Plotting code records
━━━━━━━━━━
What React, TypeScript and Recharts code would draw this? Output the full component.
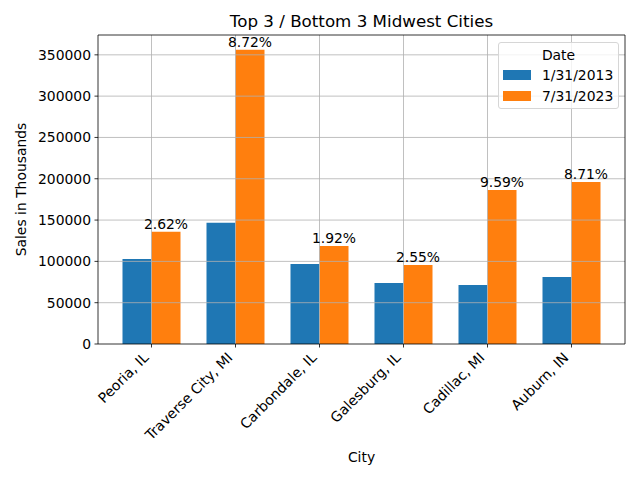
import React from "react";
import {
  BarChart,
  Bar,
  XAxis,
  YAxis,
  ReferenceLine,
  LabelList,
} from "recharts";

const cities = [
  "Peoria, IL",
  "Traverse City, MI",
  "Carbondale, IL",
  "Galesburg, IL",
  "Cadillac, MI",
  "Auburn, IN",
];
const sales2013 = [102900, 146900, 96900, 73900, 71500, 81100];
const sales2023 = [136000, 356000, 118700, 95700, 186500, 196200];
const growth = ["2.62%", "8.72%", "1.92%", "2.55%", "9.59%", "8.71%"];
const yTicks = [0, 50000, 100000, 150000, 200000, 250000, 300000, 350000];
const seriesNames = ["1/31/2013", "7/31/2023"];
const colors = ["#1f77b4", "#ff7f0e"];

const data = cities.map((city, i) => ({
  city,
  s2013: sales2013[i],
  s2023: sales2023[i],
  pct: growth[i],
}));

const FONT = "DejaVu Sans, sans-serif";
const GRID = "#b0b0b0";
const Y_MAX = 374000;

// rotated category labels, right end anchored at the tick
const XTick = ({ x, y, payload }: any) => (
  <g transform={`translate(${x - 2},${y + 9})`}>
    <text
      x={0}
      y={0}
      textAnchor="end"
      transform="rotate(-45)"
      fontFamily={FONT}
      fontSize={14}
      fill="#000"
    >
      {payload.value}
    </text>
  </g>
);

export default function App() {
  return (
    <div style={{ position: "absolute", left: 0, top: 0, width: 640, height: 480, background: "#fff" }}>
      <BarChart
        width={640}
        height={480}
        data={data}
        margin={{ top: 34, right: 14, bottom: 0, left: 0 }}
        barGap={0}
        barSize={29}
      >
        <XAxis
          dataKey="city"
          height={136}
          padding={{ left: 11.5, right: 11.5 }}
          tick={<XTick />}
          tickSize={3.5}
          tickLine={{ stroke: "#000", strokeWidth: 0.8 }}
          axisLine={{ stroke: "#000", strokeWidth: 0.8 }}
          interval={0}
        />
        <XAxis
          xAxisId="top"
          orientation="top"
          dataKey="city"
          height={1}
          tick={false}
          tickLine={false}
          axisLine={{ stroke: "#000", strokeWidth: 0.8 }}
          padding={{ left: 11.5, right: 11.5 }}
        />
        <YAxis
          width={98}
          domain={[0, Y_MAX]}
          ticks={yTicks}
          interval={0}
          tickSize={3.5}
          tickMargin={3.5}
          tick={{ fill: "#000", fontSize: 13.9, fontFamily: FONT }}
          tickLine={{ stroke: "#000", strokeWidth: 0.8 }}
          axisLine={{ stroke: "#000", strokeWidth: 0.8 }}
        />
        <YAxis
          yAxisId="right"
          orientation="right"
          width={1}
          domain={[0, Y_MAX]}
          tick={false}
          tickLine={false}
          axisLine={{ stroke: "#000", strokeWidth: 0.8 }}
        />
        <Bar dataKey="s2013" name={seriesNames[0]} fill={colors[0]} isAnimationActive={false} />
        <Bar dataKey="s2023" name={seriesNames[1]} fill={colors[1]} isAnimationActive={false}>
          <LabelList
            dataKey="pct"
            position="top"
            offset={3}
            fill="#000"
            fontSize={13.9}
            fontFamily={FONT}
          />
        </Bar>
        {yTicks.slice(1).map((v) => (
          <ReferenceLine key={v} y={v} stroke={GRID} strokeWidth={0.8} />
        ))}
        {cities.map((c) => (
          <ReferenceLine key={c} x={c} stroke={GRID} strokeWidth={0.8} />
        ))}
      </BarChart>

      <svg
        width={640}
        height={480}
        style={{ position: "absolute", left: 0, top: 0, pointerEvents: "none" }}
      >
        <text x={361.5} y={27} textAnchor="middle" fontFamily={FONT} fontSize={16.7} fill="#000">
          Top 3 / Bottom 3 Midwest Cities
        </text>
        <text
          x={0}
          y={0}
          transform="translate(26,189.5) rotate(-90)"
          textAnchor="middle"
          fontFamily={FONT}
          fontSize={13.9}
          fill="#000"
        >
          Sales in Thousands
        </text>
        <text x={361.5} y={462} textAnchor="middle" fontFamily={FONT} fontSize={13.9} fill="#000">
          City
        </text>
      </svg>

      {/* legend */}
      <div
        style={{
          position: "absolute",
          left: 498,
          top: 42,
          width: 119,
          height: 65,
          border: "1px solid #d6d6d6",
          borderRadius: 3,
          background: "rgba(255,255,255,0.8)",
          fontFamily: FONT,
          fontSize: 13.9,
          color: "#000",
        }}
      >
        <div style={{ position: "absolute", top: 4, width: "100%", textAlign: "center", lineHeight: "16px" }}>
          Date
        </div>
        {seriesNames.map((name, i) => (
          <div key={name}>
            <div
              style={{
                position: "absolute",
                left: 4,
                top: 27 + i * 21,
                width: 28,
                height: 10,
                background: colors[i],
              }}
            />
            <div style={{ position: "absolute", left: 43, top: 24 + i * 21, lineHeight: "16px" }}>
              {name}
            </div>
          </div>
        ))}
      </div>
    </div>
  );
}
━━━━━━━━━━
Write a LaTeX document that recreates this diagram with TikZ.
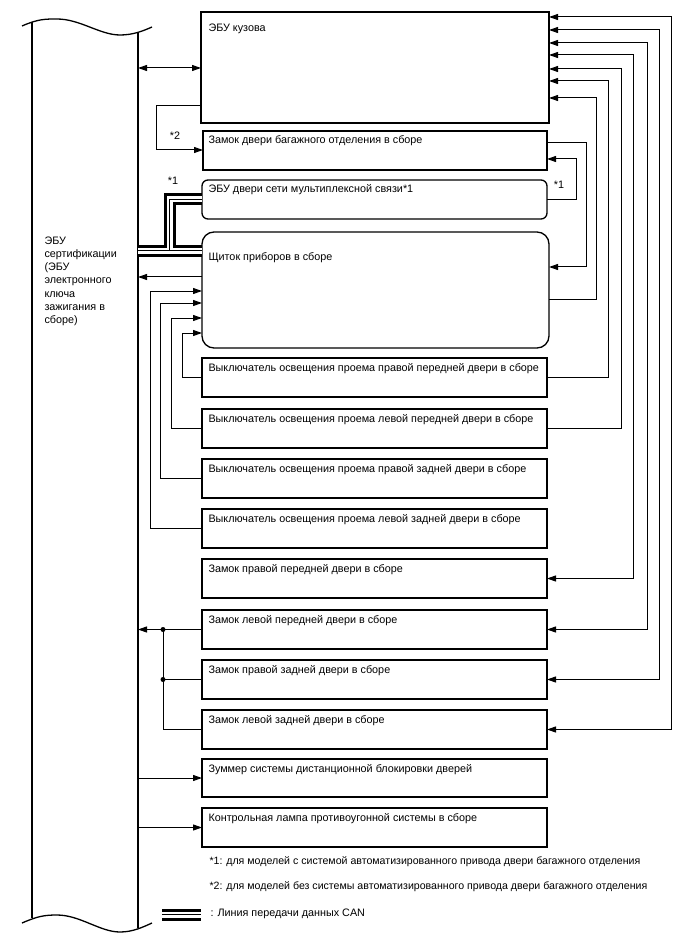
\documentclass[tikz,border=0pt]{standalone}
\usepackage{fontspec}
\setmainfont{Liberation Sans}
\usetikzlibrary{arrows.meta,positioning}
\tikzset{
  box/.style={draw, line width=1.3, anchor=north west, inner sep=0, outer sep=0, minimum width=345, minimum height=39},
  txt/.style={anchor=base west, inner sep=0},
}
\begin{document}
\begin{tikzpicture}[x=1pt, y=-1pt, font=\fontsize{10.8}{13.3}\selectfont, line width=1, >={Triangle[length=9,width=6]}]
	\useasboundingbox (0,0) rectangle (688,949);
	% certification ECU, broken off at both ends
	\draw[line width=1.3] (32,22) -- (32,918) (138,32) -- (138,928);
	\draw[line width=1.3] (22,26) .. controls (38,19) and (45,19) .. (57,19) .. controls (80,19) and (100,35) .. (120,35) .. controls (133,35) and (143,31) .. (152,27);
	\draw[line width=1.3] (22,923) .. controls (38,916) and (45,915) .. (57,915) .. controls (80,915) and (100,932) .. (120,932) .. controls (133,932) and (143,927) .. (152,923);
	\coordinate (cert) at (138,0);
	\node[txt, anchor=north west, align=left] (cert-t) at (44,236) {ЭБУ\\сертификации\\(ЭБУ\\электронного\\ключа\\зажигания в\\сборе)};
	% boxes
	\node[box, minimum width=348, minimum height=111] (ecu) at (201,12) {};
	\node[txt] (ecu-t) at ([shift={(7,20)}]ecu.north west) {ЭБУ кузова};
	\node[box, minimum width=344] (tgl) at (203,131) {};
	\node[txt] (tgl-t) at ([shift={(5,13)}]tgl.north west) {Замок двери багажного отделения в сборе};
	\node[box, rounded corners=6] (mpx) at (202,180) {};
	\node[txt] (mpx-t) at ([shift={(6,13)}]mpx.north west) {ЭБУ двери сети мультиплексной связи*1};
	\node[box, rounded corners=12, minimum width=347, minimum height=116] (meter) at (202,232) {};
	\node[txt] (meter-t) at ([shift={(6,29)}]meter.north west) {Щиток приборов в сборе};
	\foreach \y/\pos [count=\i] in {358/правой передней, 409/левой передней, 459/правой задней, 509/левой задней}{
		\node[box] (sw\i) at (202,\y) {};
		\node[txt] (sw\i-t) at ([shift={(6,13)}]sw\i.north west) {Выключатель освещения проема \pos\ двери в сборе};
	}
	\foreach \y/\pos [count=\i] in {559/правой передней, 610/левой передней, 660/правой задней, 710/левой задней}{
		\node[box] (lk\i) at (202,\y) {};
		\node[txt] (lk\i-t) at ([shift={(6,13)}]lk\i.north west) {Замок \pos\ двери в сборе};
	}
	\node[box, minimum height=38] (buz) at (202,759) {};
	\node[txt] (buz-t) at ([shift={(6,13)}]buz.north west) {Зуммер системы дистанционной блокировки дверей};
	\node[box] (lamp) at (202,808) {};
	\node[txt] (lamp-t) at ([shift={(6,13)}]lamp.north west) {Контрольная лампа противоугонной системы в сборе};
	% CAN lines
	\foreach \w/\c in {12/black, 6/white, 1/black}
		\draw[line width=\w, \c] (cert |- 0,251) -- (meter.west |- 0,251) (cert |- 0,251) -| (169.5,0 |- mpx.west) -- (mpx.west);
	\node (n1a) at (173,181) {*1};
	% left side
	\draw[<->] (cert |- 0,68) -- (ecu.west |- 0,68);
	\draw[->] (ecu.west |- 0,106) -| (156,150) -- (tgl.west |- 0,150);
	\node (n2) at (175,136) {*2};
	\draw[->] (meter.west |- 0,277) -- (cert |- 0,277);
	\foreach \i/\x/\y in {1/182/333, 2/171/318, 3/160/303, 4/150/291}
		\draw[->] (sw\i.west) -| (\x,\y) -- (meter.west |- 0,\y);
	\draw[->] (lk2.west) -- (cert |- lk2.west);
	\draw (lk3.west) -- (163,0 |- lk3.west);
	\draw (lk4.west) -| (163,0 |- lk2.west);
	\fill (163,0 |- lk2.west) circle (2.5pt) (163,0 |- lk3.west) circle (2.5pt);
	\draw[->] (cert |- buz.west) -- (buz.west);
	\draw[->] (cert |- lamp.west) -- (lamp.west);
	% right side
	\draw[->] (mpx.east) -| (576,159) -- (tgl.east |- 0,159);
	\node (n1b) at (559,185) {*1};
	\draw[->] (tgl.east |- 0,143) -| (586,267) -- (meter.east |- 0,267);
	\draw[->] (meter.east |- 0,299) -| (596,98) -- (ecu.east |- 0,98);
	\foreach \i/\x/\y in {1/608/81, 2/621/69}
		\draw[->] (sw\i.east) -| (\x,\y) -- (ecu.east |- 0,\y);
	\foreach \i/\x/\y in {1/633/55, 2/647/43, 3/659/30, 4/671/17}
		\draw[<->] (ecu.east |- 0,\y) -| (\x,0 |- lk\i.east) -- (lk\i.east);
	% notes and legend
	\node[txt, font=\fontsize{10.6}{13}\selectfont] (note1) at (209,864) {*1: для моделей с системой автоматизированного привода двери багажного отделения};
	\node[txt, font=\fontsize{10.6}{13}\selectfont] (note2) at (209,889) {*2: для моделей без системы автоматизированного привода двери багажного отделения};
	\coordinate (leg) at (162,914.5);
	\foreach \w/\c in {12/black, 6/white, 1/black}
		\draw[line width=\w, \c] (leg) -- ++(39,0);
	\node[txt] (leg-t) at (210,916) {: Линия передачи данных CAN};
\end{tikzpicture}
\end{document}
━━━━━━━━━━
Problem statement
Search the lines above for the string "React" and copy each line that has it.

Response to the task
What React, TypeScript and Recharts code would draw this? Output the full component.
import React from "react";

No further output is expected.